Managing this isn’t just technical. It’s personal. Some people are comfortable with AI models or avatars built from their data. Others want everything deleted. Either choice needs to be documented.

Start by deciding three things:

Should your AI data be deleted or passed on to someone you trust?

Do you want to restrict the use of your voice, writing, or likeness in future AI tools?

Are your current privacy settings limiting how your data is used or shared?

Writing these decisions into your estate plan gives your executor the authority to carry them out. Without that, control often defaults to platform policies rather than your own preferences.

Your 2026 Digital Estate Roadmap: 5 Steps to Complete This Weekend

Your digital life doesn’t have to stay locked behind devices and accounts no one else can access. With a few intentional steps, you can make sure your photos, finances, and personal data are reachable when they need to be.

The focus is on putting simple systems in place so your family isn’t left trying to figure things out later. You don’t need to cover everything at once. You just need to get started and follow through.

You can cover the essentials in a single weekend:

0–20 minutes
Set up Apple and Google legacy access so someone you trust can reach your core accounts.

20–60 minutes
Secure your password manager and enable emergency access.

60–90 minutes
Document your digital executor and formalize it within your estate plan.

90–120 minutes
Create a simple inventory of your accounts and store it alongside your estate documents.

If you don’t already have an estate plan, FeedingBird helps you put the legal side in place quickly.
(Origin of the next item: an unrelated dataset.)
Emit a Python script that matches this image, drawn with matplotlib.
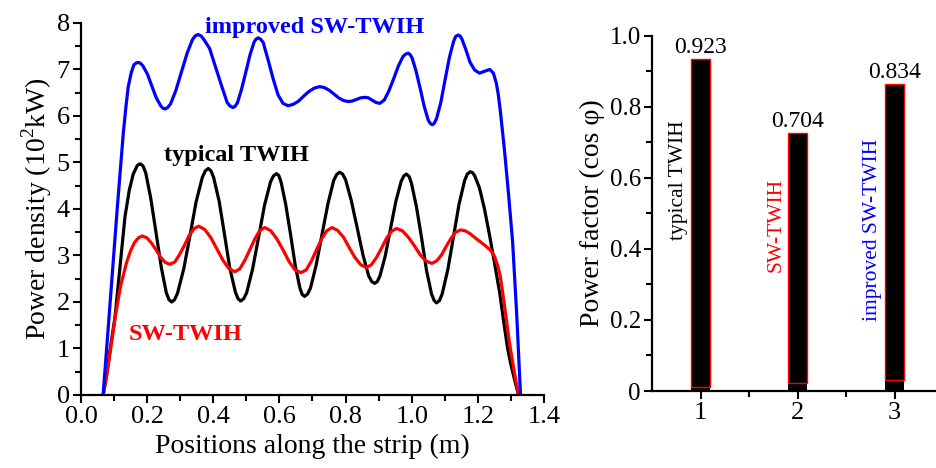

You can document your wishes, name the right people, and complete your plan in minutes without getting stuck or overwhelmed.

Once this foundation is set, maintaining it takes very little effort. A quick yearly check to update accounts, remove old subscriptions, and review access keeps everything current.

At the core, this comes down to making things easier for the people you leave behind. Instead of confusion and delays, they have direction and access when it matters most.